Arthur v. StateAnnotate this Case
339 S.W.2d 538 (1960)
Ella ARTHUR, Appellant, v. STATE of Texas, Appellee.
Court of Criminal Appeals of Texas.
October 26, 1960.
*539 Reeves & McDonald, by John B. McDonald, Plestine, for appellant.
Leon B. Douglas, State's Atty., Austin, for the State.
The offense is murder; the punishment, 5 years.
Appellant, a negro woman 70 years of age, shot and killed her daughter-in-law, about 40 years of age.

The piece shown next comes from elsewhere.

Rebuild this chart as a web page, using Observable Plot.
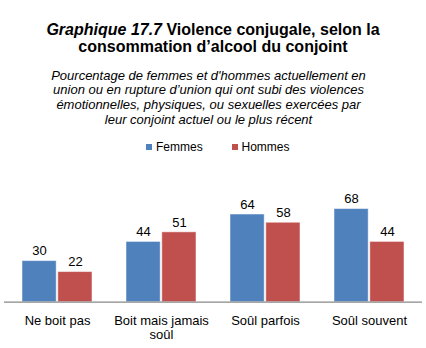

The killing occurred at appellant's home, and appellant's testimony raised the issue of self-defense.
Appellant filed motion for suspended sentence and offered a number of witnesses who testified to her good reputation as peaceable and law abiding.
Over appellant's objection, the State was permitted to introduce evidence from several witnesses that the reputation of the deceased for being a peaceable and inoffensive person was good.
There is no evidence suggesting any previous difficulty between appellant and the deceased, and no evidence that the deceased had at any previous time made threats against appellant.
It is never competent for the State in the first instance to prove that the person slain was peaceable and inoffensive. Such evidence becomes admissible in rebuttal when the opposite has been testified to in behalf of the defense, or when the defendant seeks to justify the homicide on the ground of threats made by the deceased. See Art. 1258, Vernon's Ann.P.C. and cases cited under Note 6; Pollard v. State, 119 Tex.Cr.R., 452, 45 S.W.2d 618; Keith v. State, 50 Tex.Cr.R. 63, 94 S.W. 1044; and Johnson v. State, 130 Tex.Cr.R. 596, 95 S.W.2d 968.
The judgment is reversed and the cause remanded.